Pelos cálculos da Federação Nacional da Distribuição de Veículos Automotores (Fenabrave), as vendas de automóveis, em todos os segmentos, começaram 2024 em forte aceleração.
• No primeiro bimestre, houve aumento de 25% no emplacamento em comparação a este mesmo período no ano passado.

“A conjuntura está mais positiva para esse ano, especialmente pela redução das taxas de juros e um ambiente mais favorável à oferta de crédito”, afirmou José Maurício Andreta Junior, presidente da entidade. “Com isso, há uma maior disponibilidade de recursos para financiamentos.”

CONJUNTURA

O círculo virtuoso dos juros mais baixos é visível em quase toda a economia, segundo Ana Paula Debiazi, economista e CEO da Leonora Ventures.

A explicação é que, com a redução da taxa de juros, os empréstimos ficam mais baratos, o que tende a estimular tanto o consumo das famílias quanto os investimentos das empresas.

Isso ocorre porque os custos de financiamento diminuem, incentivando as pessoas a tomarem empréstimos para comprar bens de consumo duráveis (como carros e imóveis) e as empresas a investirem em expansão e modernização.

Nessa mesma linha, os financiamentos imobiliários se tornam mais acessíveis, o que pode impulsionar o mercado de construção civil e a compra de imóveis.

“Tudo isso tende ao aumento da oferta de empregos, pois empresas que expandem precisam de novos colaboradores”, afirmou Ana Paula. “O aumento do consumo gera incremento de demanda e de novos empregos.

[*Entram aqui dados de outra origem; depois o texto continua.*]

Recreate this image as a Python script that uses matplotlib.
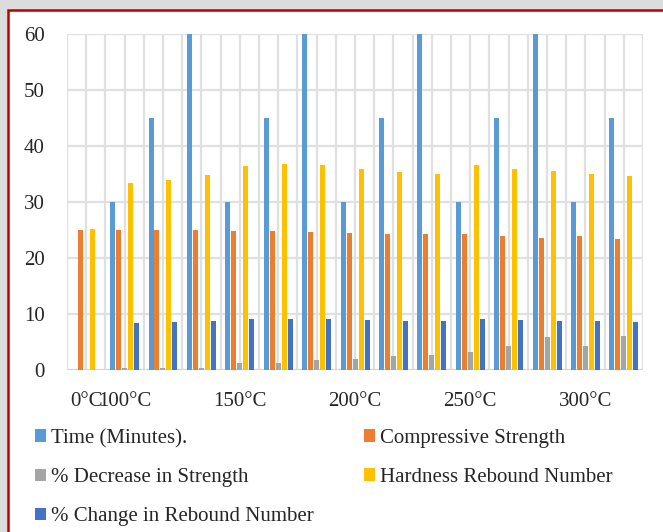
import numpy as np
import matplotlib.pyplot as plt
from matplotlib.patches import Rectangle

plt.rcParams['font.family'] = ['Liberation Serif', 'DejaVu Serif']

categories = ['0°C', '100°C', '', '', '150°C', '', '', '200°C', '', '',
              '250°C', '', '', '300°C', '']
time_min = [0, 30, 45, 60, 30, 45, 60, 30, 45, 60, 30, 45, 60, 30, 45]
comp_strength = [25.07, 25.0, 25.0, 24.95, 24.77, 24.77, 24.59, 24.5, 24.35,
                 24.23, 24.23, 23.93, 23.57, 23.88, 23.46]
decrease_pct = [0, 0.3, 0.3, 0.35, 1.25, 1.25, 1.73, 1.9, 2.5, 2.62, 3.16,
                4.23, 5.9, 4.23, 6.0]
rebound_no = [25.25, 33.34, 33.88, 34.9, 36.55, 36.85, 36.7, 35.84, 35.36,
              35.0, 36.68, 36.0, 35.54, 34.95, 34.59]
change_pct = [0, 8.39, 8.5, 8.7, 9.05, 9.17, 9.05, 8.87, 8.75, 8.7, 9.1,
              8.93, 8.8, 8.7, 8.57]

series = [
    ('Time (Minutes).', time_min, '#5B9BD5'),
    ('Compressive Strength', comp_strength, '#ED7D31'),
    ('% Decrease in Strength', decrease_pct, '#A5A5A5'),
    ('Hardness Rebound Number', rebound_no, '#FFC000'),
    ('% Change in Rebound Number', change_pct, '#4472C4'),
]

fig = plt.figure(figsize=(6.63, 5.32), dpi=100)
fig.patch.set_facecolor('#dcdcdc')
# white card with red frame (right / bottom edges fall outside the image)
fig.add_artist(Rectangle((8 / 663, -0.1), 1.2, (532 - 10) / 532 + 0.1,
                         transform=fig.transFigure, facecolor='white',
                         edgecolor='#c00000', lw=1.8, zorder=-1))

ax = fig.add_axes([0.101, 0.3045, 0.869, 0.631])
ax.patch.set_alpha(0)

x = np.arange(len(categories))
step = 0.156
handles = []
for i, (label, vals, color) in enumerate(series):
    h = ax.bar(x + (i - 2) * step, vals, width=0.13, color=color, label=label, zorder=3)
    handles.append(h)

ax.set_xlim(-0.5, len(categories) - 0.5)
ax.set_ylim(0, 60)
ax.set_yticks(range(0, 61, 10))
ax.set_xticks(x)
ax.set_xticklabels(categories)
ax.set_xticks(np.arange(-0.5, len(categories), 0.5), minor=True)
ax.grid(True, which='both', color='#e0e0e0', lw=1.6, zorder=0)
ax.axhline(0, color='#d0d0d0', lw=1.8, zorder=2)
for s in ax.spines.values():
    s.set_visible(False)
ax.tick_params(axis='both', which='both', length=0, labelsize=15, colors='#262626')
ax.tick_params(axis='y', pad=16)
ax.tick_params(axis='x', pad=16)

leg_kw = dict(frameon=False, loc='upper left', fontsize=15, borderpad=0,
              borderaxespad=0, handlelength=0.54, handleheight=0.54,
              handletextpad=0.25, labelspacing=0.97, labelcolor='#262626')
leg1 = fig.legend([handles[0], handles[2], handles[4]],
                  [series[0][0], series[2][0], series[4][0]],
                  bbox_to_anchor=(0.0528, 0.194), **leg_kw)
leg2 = fig.legend([handles[1], handles[3]],
                  [series[1][0], series[3][0]],
                  bbox_to_anchor=(0.549, 0.194), **leg_kw)

fig.savefig('out.png', dpi=100, facecolor=fig.get_facecolor())
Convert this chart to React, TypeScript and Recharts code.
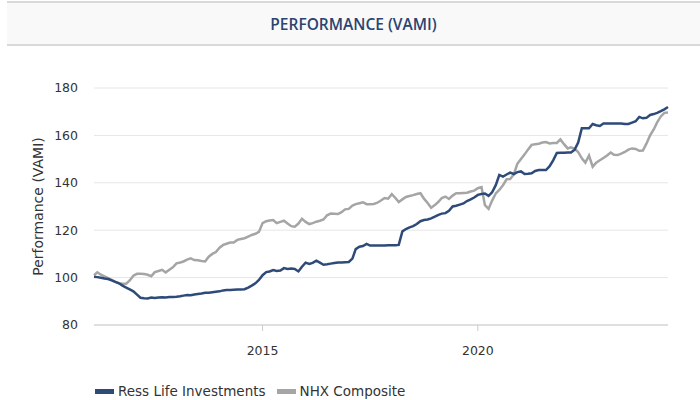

A roda da economia gira favoravelmente ao mercado.”

Soma-se a essa conjuntura positiva a combinação de aumento da concessão de crédito e redução da inadimplência, na visão de Marcelo Fonseca, economista-chefe da Reag Investimentos. “Já percebemos uma reação dos indicadores de crédito. Com o afrouxamento monetário, com queda das taxas dos novos empréstimos, ao longo dos próximos meses haverá maior disponibilidade de crédito, a taxas mais baixas. Isso deverá dar impulso à demanda privada, principalmente o consumo das famílias.”

Na última linha do balanço do governo, juros em queda e consumo em alta se traduzem em crescimento. O economista-chefe da Integral Group, Daniel Miraglia, destaca que a Selic tem influenciado de forma muito positiva os indicadores da economia real e surpreendido as projeções econômicas. Prova disso é a própria expansão do PIB, que subiu 2,9% no ano passado (muito acima dos 1,4% projetados inicialmente) e que deverá vir acima do esperado também em 2024. “O crescimento do PIB tem sido constantemente revisado para cima porque o mercado de trabalho, com foco em serviços e consumo, está aquecido”, disse Miraglia. Por isso, a Integral Group já enxerga o PIB com alta de 2,5% neste ano, enquanto o Boletim Focus, do BC, ainda projeta 1,80%.

Seja qual for o resultado do PIB, o fato é que o efeito positivo do controle da inflação, orquestrado pelo Banco Central via taxa de juros, começa a mostrar seus benefícios na economia real. Graças à visão de longo prazo de Campos Neto.